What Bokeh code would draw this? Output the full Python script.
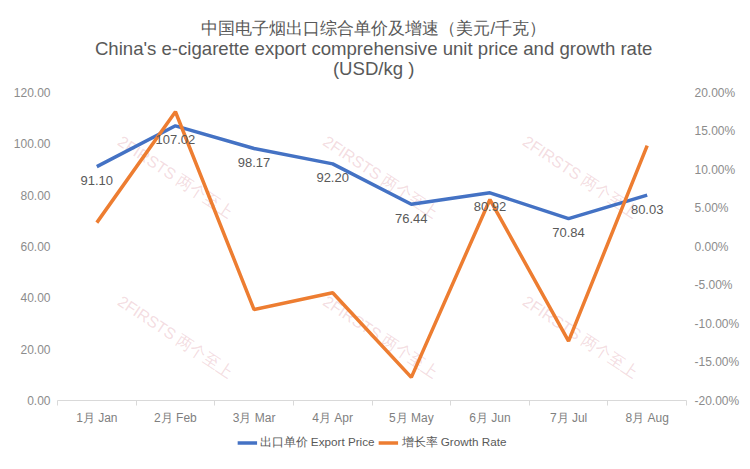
from bokeh.plotting import figure
from bokeh.layouts import column
from bokeh.models import (Range1d, LinearAxis, FixedTicker, PrintfTickFormatter,
                          CustomJSTickFormatter, ColumnDataSource, LabelSet, Legend,
                          LegendItem)
from bokeh.core.properties import value
from bokeh.embed import file_html
from bokeh.resources import INLINE

# ---------------- data ----------------
months = ["1月 Jan", "2月 Feb", "3月 Mar", "4月 Apr", "5月 May", "6月 Jun", "7月 Jul", "8月 Aug"]
price = [91.10, 107.02, 98.17, 92.20, 76.44, 80.92, 70.84, 80.03]
growth = [3.1, 17.5, -8.2, -6.0, -17.0, 6.1, -12.3, 13.1]
price_ticks = [0, 20, 40, 60, 80, 100, 120]
growth_ticks = [-20, -15, -10, -5, 0, 5, 10, 15, 20]
title_lines = ["中国电子烟出口综合单价及增速（美元/千克）",
               "China's e-cigarette export comprehensive unit price and growth rate",
               "(USD/kg )"]
title_sizes = ["16.6px", "18.6px", "18.6px"]
legend_price = "出口单价 Export Price"
legend_growth = "增长率 Growth Rate"
watermark = "2FIRSTS 两个至上"

FONT = "Liberation Sans"
BLUE = "#4472C4"
ORANGE = "#ED7D31"
TW = 742          # width of the title / legend strips
TITLE_H = 84

xs = [i + 0.5 for i in range(len(months))]
src = ColumnDataSource(dict(
    x=xs, price=price, growth=growth,
    plabel=[f"{v:.2f}" for v in price],
))

# ---------------- title strip ----------------
tf = figure(width=TW, height=TITLE_H, output_backend="svg", toolbar_location=None,
            x_range=Range1d(0, TW), y_range=Range1d(TITLE_H, 0), min_border=0,
            x_axis_location=None, y_axis_location=None, outline_line_color=None,
            background_fill_color="white", border_fill_color="white")
tf.grid.visible = False
tsrc = ColumnDataSource(dict(x=[373] * 3, y=[28, 48, 68], t=title_lines, s=title_sizes))
tf.text(x="x", y="y", text="t", text_font_size="s", source=tsrc, text_font=value(FONT),
        text_color="#595959", text_align="center", text_baseline="middle")

# ---------------- main chart ----------------
p = figure(frame_width=629, frame_height=308, output_backend="svg", toolbar_location=None,
           x_range=Range1d(0, len(months)), y_range=Range1d(price_ticks[0], price_ticks[-1]),
           min_border_left=57, min_border_right=50, min_border_top=8, min_border_bottom=24,
           background_fill_color="white", border_fill_color="white", outline_line_color=None)
p.extra_y_ranges = {"g": Range1d(growth_ticks[0], growth_ticks[-1])}
p.grid.visible = False

# watermark (decorative)
wm_src = ColumnDataSource(dict(
    x=[0.79, 3.40, 5.94, 0.79, 3.40, 5.94],
    y=[101.6, 101.6, 101.6, 39.3, 39.3, 39.3],
    t=[watermark] * 6,
))
p.text(x="x", y="y", text="t", source=wm_src, angle=-0.587, text_font=value(FONT),
       text_font_size="16px", text_color="#d98c9a", text_alpha=0.3,
       text_align="left", text_baseline="middle")

xa = p.xaxis[0]
xa.ticker = FixedTicker(ticks=xs, minor_ticks=list(range(len(months) + 1)))
xa.formatter = CustomJSTickFormatter(args=dict(labels=months),
                                     code="return labels[Math.floor(tick)];")
xa.axis_line_color = "#d9d9d9"
xa.major_tick_line_color = None
xa.major_tick_out = 0
xa.major_tick_in = 0
xa.minor_tick_line_color = "#d9d9d9"
xa.minor_tick_in = 0
xa.minor_tick_out = 5
xa.major_label_text_font = FONT
xa.major_label_text_font_size = "12px"
xa.major_label_text_color = "#7f7f7f"
xa.major_label_standoff = 5

ya = p.yaxis[0]
ya.ticker = FixedTicker(ticks=price_ticks)
ya.formatter = PrintfTickFormatter(format="%.2f")
ya.major_label_standoff = 7

ra = LinearAxis(y_range_name="g", ticker=FixedTicker(ticks=growth_ticks),
                formatter=PrintfTickFormatter(format="%.2f%%"))
ra.major_label_standoff = 8
p.add_layout(ra, "right")

for ax in (ya, ra):
    ax.axis_line_color = None
    ax.major_tick_line_color = None
    ax.major_tick_out = 0
    ax.major_tick_in = 0
    ax.minor_tick_line_color = None
    ax.major_label_text_font = FONT
    ax.major_label_text_font_size = "12px"
    ax.major_label_text_color = "#8c8c8c"

r_price = p.line("x", "price", source=src, line_color=BLUE, line_width=3.5)
r_growth = p.line("x", "growth", source=src, y_range_name="g", line_color=ORANGE, line_width=3.5)

labels = LabelSet(x="x", y="price", text="plabel", source=src, y_offset=-14,
                  text_align="center", text_baseline="middle", text_font=value(FONT),
                  text_font_size="13px", text_color="#595959")
p.add_layout(labels)

# ---------------- legend strip ----------------
lf = figure(width=TW, height=30, output_backend="svg", toolbar_location=None,
            x_range=Range1d(0, len(months)), y_range=Range1d(1000, 1001), min_border=0,
            x_axis_location=None, y_axis_location=None, outline_line_color=None,
            background_fill_color="white", border_fill_color="white")
lf.grid.visible = False
# same series, drawn off-screen, only to feed the legend swatches
lp = lf.line("x", "price", source=src, line_color=BLUE, line_width=3.5)
lg = lf.line("x", "growth", source=src, line_color=ORANGE, line_width=3.5)
legend = Legend(items=[LegendItem(label=legend_price, renderers=[lp]),
                       LegendItem(label=legend_growth, renderers=[lg])],
                orientation="horizontal", location="center",
                border_line_color=None, background_fill_alpha=0,
                label_text_font=FONT, label_text_font_size="11.7px",
                label_text_color="#595959", glyph_width=20, glyph_height=12,
                spacing=4, padding=0, margin=0, label_standoff=3)
lf.add_layout(legend, "center")

layout = column(tf, p, lf, spacing=0)
open("out.html", "w").write(file_html(layout, INLINE))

^^^^

Task statement —
Give only the number of lines in the data that include the string "code".

Solution —
2